Por qué nuestro Padre celestial permite el dolor y las dificultades? Siendo un Dios bueno, ¿no debería salvarnos del sufrimiento? Pues no siempre. Todos los padres saben que evitar a sus hijos el dolor de la disciplina no es lo mejor para ellos. Y lo mismo sucede en nuestra relación con el Padre celestial.

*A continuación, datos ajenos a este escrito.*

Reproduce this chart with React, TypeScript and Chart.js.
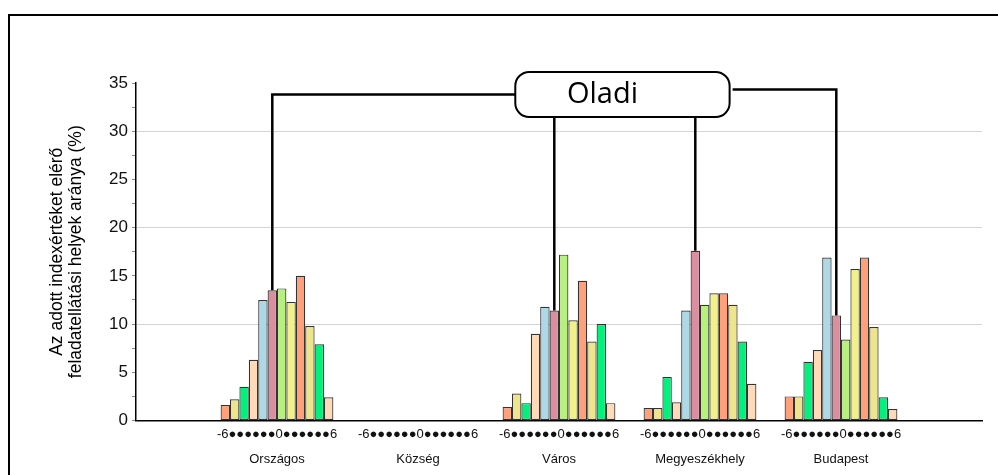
import React, { useEffect, useRef } from 'react';
import { Chart, registerables } from 'chart.js';

Chart.register(...registerables);

// ---- data ----
const GROUPS = ['Országos', 'Község', 'Város', 'Megyeszékhely', 'Budapest'];
const INDEX_TICK = '-6●●●●●●0●●●●●●6';
const Y_TITLE = ['Az adott indexértéket elérő', 'feladatellátási helyek aránya (%)'];
const CALLOUT_TEXT = 'Oladi';

const SERIES_COLORS = [
  '#FFA07A', '#EEE48C', '#00F27C', '#FFDAB9',
  '#ADD8E6', '#DB8EA0', '#B8F07E', '#F2F08A',
  '#FFA07A', '#EEE48C', '#00F27C', '#FFDAB9',
];

const ORSZAGOS = [1.6, 2.2, 3.5, 6.3, 12.5, 13.5, 13.7, 12.3, 15.0, 9.8, 7.9, 2.4];
const KOZSEG: (number | null)[] = [null, null, null, null, null, null, null, null, null, null, null, null];
const VAROS = [1.4, 2.8, 1.8, 9.0, 11.8, 11.4, 17.2, 10.4, 14.5, 8.2, 10.0, 1.8];
const MEGYESZEKHELY = [1.3, 1.3, 4.5, 1.9, 11.4, 17.6, 12.0, 13.2, 13.2, 12.0, 8.2, 3.8];
const BUDAPEST = [2.5, 2.5, 6.1, 7.3, 16.9, 10.9, 8.4, 15.7, 16.9, 9.7, 2.4, 1.2];

const GROUP_VALUES = [ORSZAGOS, KOZSEG, VAROS, MEGYESZEKHELY, BUDAPEST];

// callout (in scale units) and the bar series it points to
const CALLOUT_SERIES = 5;
const CALLOUT_BOX = { x0: 2.69, x1: 4.21, y0: 31.47, y1: 36.15, rightY: 34.33 };

const calloutPlugin = {
  id: 'callout',
  afterDatasetsDraw(chart: any) {
    const { ctx } = chart;
    const xs = chart.scales.x;
    const ys = chart.scales.y;
    const meta = chart.getDatasetMeta(CALLOUT_SERIES);
    const L = xs.getPixelForValue(CALLOUT_BOX.x0);
    const R = xs.getPixelForValue(CALLOUT_BOX.x1);
    const T = ys.getPixelForValue(CALLOUT_BOX.y1);
    const B = ys.getPixelForValue(CALLOUT_BOX.y0);
    const midY = (T + B) / 2;
    const rightY = ys.getPixelForValue(CALLOUT_BOX.rightY);

    ctx.save();
    ctx.strokeStyle = '#000';
    ctx.lineWidth = 2.5;
    ctx.lineJoin = 'miter';
    const bar = (gi: number) => meta.data[gi + 1];
    // Országos
    const b1 = bar(0);
    ctx.beginPath();
    ctx.moveTo(b1.x, b1.y);
    ctx.lineTo(b1.x, midY);
    ctx.lineTo(L, midY);
    ctx.stroke();
    // Város, Megyeszékhely
    [2, 3].forEach((gi) => {
      const b = bar(gi);
      ctx.beginPath();
      ctx.moveTo(b.x, b.y);
      ctx.lineTo(b.x, B);
      ctx.stroke();
    });
    // Budapest
    const b5 = bar(4);
    ctx.beginPath();
    ctx.moveTo(b5.x, b5.y);
    ctx.lineTo(b5.x, rightY);
    ctx.lineTo(R + 3, rightY);
    ctx.stroke();

    // box
    const r = 14;
    ctx.beginPath();
    ctx.moveTo(L + r, T);
    ctx.lineTo(R - r, T);
    ctx.arcTo(R, T, R, T + r, r);
    ctx.lineTo(R, B - r);
    ctx.arcTo(R, B, R - r, B, r);
    ctx.lineTo(L + r, B);
    ctx.arcTo(L, B, L, B - r, r);
    ctx.lineTo(L, T + r);
    ctx.arcTo(L, T, L + r, T, r);
    ctx.closePath();
    ctx.fillStyle = '#fff';
    ctx.fill();
    ctx.lineWidth = 2;
    ctx.stroke();

    ctx.fillStyle = '#000';
    ctx.font = '29px "Open Sans", "Noto Sans", sans-serif';
    ctx.textAlign = 'center';
    ctx.textBaseline = 'alphabetic';
    ctx.fillText(CALLOUT_TEXT, (L + R) / 2 - 20, B - 14);
    ctx.restore();
  },
};

export default function App() {
  const canvasRef = useRef<HTMLCanvasElement | null>(null);

  useEffect(() => {
    if (!canvasRef.current) return;
    const labels: (string | string[])[] = ['', ...GROUPS.map((g) => [INDEX_TICK, g]), ''];
    const datasets = SERIES_COLORS.map((color, k) => ({
      label: `s${k}`,
      data: [null, ...GROUP_VALUES.map((arr) => arr[k]), null],
      backgroundColor: color,
      borderColor: 'rgba(30,30,30,0.9)',
      borderWidth: 1.2,
      borderSkipped: false,
      categoryPercentage: 0.8,
      barPercentage: 1.0,
    }));

    const chart = new Chart(canvasRef.current, {
      type: 'bar',
      data: { labels, datasets: datasets as any },
      options: {
        animation: false,
        responsive: false,
        layout: { padding: { left: 0, right: 16, top: 83, bottom: 0 } },
        plugins: { legend: { display: false }, tooltip: { enabled: false }, title: { display: false } },
        scales: {
          x: {
            type: 'category',
            offset: false,
            grid: { display: false, drawTicks: false },
            border: { display: true, color: '#000', width: 1.5 },
            ticks: {
              autoSkip: false,
              maxRotation: 0,
              minRotation: 0,
              padding: 1,
              color: '#111',
              font: { family: '"Liberation Sans", Arial, sans-serif', size: 13, lineHeight: '25px' },
            },
            afterFit: (s: any) => { s.height = 54.5; },
          },
          y: {
            min: 0,
            max: 35,
            ticks: {
              stepSize: 2.5,
              autoSkip: false,
              padding: 4,
              color: '#111',
              font: { family: '"Liberation Sans", Arial, sans-serif', size: 17 },
              callback: (v: any) => (Number(v) % 5 === 0 ? String(v) : ''),
            },
            grid: {
              color: (c: any) => {
                const v = c.tick ? c.tick.value : 0;
                return v > 0 && v < 35 && v % 10 === 0 ? '#d4d4d4' : 'rgba(0,0,0,0)';
              },
              tickColor: '#888',
              tickLength: 4,
              lineWidth: 1,
            },
            border: { display: true, color: '#000', width: 1.5 },
            title: {
              display: true,
              text: Y_TITLE,
              color: '#000',
              font: { family: '"Liberation Sans", Arial, sans-serif', size: 17.5, lineHeight: '19px' },
              padding: { top: 48, bottom: 0 },
            },
            afterFit: (s: any) => { s.width = 136; },
          },
        },
      } as any,
      plugins: [calloutPlugin],
    });
    return () => chart.destroy();
  }, []);

  return (
    <div style={{ position: 'fixed', left: 0, top: 0, width: 998, height: 475, overflow: 'hidden', background: '#fff' }}>
      <div
        style={{
          position: 'absolute', left: 8, top: 14, width: 1000, height: 500,
          borderTop: '2px solid #000', borderLeft: '2px solid #000', boxSizing: 'border-box',
        }}
      />
      <canvas ref={canvasRef} width={998} height={475} style={{ position: 'absolute', left: 0, top: 0, width: 998, height: 475 }} />
    </div>
  );
}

Dios nos disciplina “para que participemos de su santidad” (He 12.10). Aunque los creyentes somos santos por medio de Cristo, y hemos sido liberados del dominio del pecado mediante el poder del Espíritu Santo, todavía luchamos con el pecado y las tentaciones del diablo. Por lo tanto, el Padre nos capacita para identificar el pecado en nuestra vida, resistir las tentaciones y buscar la santidad. Sin su amorosa intervención, nuestro crecimiento espiritual se vería frenado.

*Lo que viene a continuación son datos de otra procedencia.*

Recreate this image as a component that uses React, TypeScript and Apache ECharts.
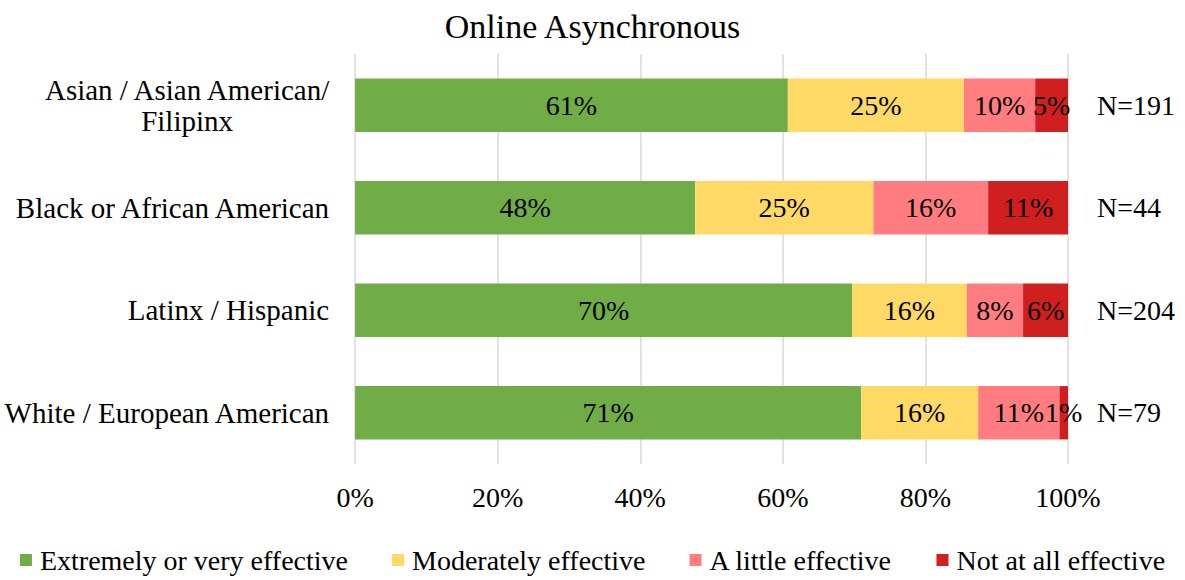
import React, { useEffect, useRef } from "react";
import * as echarts from "echarts";

const categories = [
  "Asian / Asian American/\nFilipinx",
  "Black or African American",
  "Latinx / Hispanic",
  "White / European American",
];
const nLabels = ["N=191", "N=44", "N=204", "N=79"];
const seriesNames = [
  "Extremely or very effective",
  "Moderately effective",
  "A little effective",
  "Not at all effective",
];
const extremely = [60.7, 47.7, 69.7, 71.0];
const moderately = [24.7, 25.0, 16.1, 16.4];
const aLittle = [10.0, 16.1, 7.9, 11.4];
const notAtAll = [4.6, 11.2, 6.3, 1.2];
const colors = ["#70AD47", "#FFD966", "#FF7C80", "#CF1F1F"];
const xTicks = [0, 20, 40, 60, 80, 100];

const FONT = "Liberation Serif";

export default function App() {
  const ref = useRef<HTMLDivElement>(null);
  useEffect(() => {
    if (!ref.current) return;
    const chart = echarts.init(ref.current, undefined, { renderer: "svg" });
    const data = [extremely, moderately, aLittle, notAtAll];
    chart.setOption({
      animation: false,
      textStyle: { fontFamily: FONT, color: "#000" },
      title: {
        text: "Online Asynchronous",
        left: "center",
        top: 4,
        textStyle: { fontFamily: FONT, fontSize: 34, fontWeight: "normal", color: "#000" },
      },
      legend: {
        top: 541,
        left: "center",
        itemWidth: 12,
        itemHeight: 12,
        itemGap: 44,
        icon: "rect",
        textStyle: { fontFamily: FONT, fontSize: 28, color: "#000", padding: [0, 0, 0, 3] },
        data: seriesNames,
      },
      grid: { left: 355, right: 117, top: 54, bottom: 116, containLabel: false },
      xAxis: {
        type: "value",
        min: 0,
        max: 100,
        interval: 20,
        axisLine: { show: false },
        axisTick: { show: false },
        splitLine: { show: true, lineStyle: { color: "#D9D9D9", width: 1.5 } },
        axisLabel: {
          fontFamily: FONT,
          fontSize: 28,
          color: "#000",
          margin: 19,
          formatter: (v: number) => (xTicks.includes(v) ? v + "%" : ""),
        },
      },
      yAxis: [
        {
          type: "category",
          inverse: true,
          data: categories,
          axisLine: { show: false },
          axisTick: { show: false },
          axisLabel: {
            fontFamily: FONT,
            fontSize: 29,
            color: "#000",
            margin: 26,
            lineHeight: 31,
            formatter: (v: string) => {
              if (v.includes("\n")) {
                return v
                  .split("\n")
                  .map((l) => "{c|" + l + "}")
                  .join("\n");
              }
              return v;
            },
            rich: {
              c: { fontFamily: FONT, fontSize: 29, color: "#000", width: 284, align: "center", lineHeight: 31 },
            },
          },
        },
        {
          type: "category",
          inverse: true,
          position: "right",
          data: nLabels,
          axisLine: { show: false },
          axisTick: { show: false },
          axisLabel: { fontFamily: FONT, fontSize: 28, color: "#000", margin: 29, align: "left" },
        },
      ],
      series: seriesNames.map((name, i) => ({
        name,
        type: "bar",
        stack: "total",
        yAxisIndex: 0,
        barWidth: "52%",
        itemStyle: { color: colors[i] },
        label: {
          show: true,
          position: "inside",
          fontFamily: FONT,
          fontSize: 28,
          color: "#000",
          formatter: (p: any) => Math.round(p.value) + "%",
        },
        data: data[i],
      })),
    });
    return () => chart.dispose();
  }, []);
  return (
    <div
      ref={ref}
      style={{ position: "absolute", left: 0, top: 0, width: 1185, height: 580 }}
    />
  );
}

A veces, la disciplina de Dios puede ser dolorosa, así como un azote lo es para un niño. Pero lo más importante es saber reaccionar. Cuando la mano correctora de nuestro Padre toca un aspecto determinado de nuestra vida, necesitamos ocuparnos de la situación y hacer los cambios necesarios para madurar en la fe. Reaccionar de forma desafiante solo empeorará las cosas.

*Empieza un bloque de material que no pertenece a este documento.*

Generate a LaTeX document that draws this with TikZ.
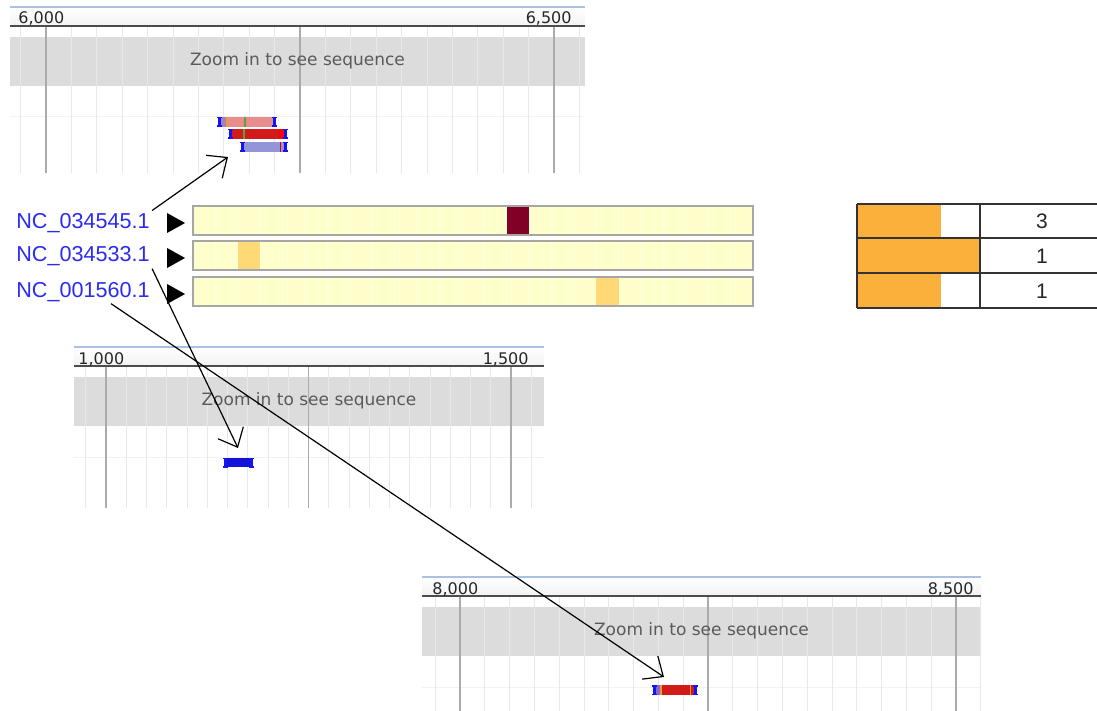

El escritor de Hebreos nos advierte que no tomemos la disciplina de Dios a la ligera, negándonos a arrepentirnos del pecado o haciendo caso omiso de lo que está tratando de enseñarnos. Pero también se nos dice que no nos desanimemos por ello. El hecho de que estemos siendo disciplinados debe animarnos, porque prueba que somos hijos amados de Dios. Sin su corrección, toleraríamos el pecado en nuestra vida, y nunca experimentaríamos la libertad de andar en obediencia.